What is Austrian Economics and why does it matter?
Having been a regular reader of, occasional writer for, and now sometimes-frenzied editor of Mises.org, I have a pretty good sense of the answer(s). But there's still something really spectacular about listening to Lew Rockwell read "Why Austrian Economics Matters" in his ongoing audiobook podcast series. (Yes, it's the voice, but it's also something more than the voice.)
The problem, though, with knowing deeper theory is that we become nitpickers. Some nits, in fact, won't leave us alone. These are distinctions that few will care about, but once I've spent any time struggling with the particulars of (for instance) property theory, they get a stranglehold on me.
Conventional economics teaches that if the benefits or costs of one person's economic decisions spill over onto others, an externality exists, and it ought to be corrected by the government through redistribution. But, broadly defined, externalities are inherent in every economic transaction because costs and benefits are ultimately subjective. I may be delighted to see factories belching smoke because I love industry. But that does not mean I should be taxed for the privilege of viewing them. Similarly, I may be offended that most men don't have beards, but that doesn't mean that the clean-shaven ought to be taxed to compensate me for my displeasure.

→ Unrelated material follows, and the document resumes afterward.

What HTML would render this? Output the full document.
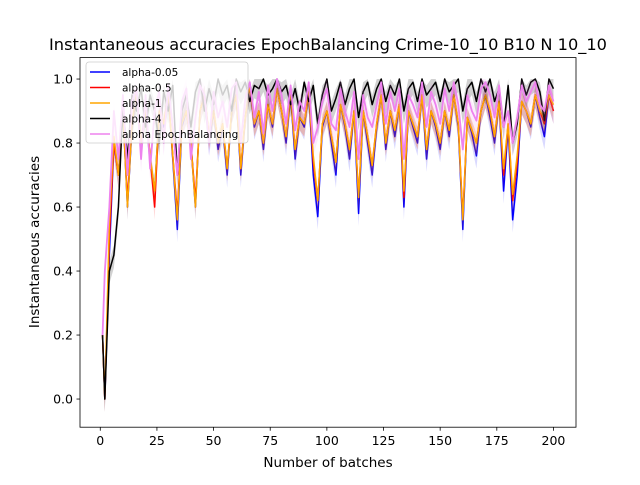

The Austrian School redefines externalities as occurring only with physical invasions of property, as when my neighbor dumps his trash in my yard."
And here I was, just recently stressing that Rothbardian property theory denies that property is physical. It therefore denies that invasions must be physical. If property is defined by use, then an invasion is whatever directly interferes with the use of your property.
If I homestead a patch of land to grow vegetables, and you come along and build a giant structure such that you block the sunlight from reaching my veggies, you have violated my property rights, despite the fact that everything you did was physically on your property and never physically violated mine.
In contrast, your radio transmissions do physically cross the spatial boundaries of my property without my permission, and yet, if they do no harm, there is no invasion.
I understand that Lew Rockwell was countering the absurd intersubjectivism of Coasean theory, and I'm not sure I have a suggested revision to the speech, given what a speech is and what it's supposed to achieve.
But I had a nit to pick, and what better place to pick it than on a private blog?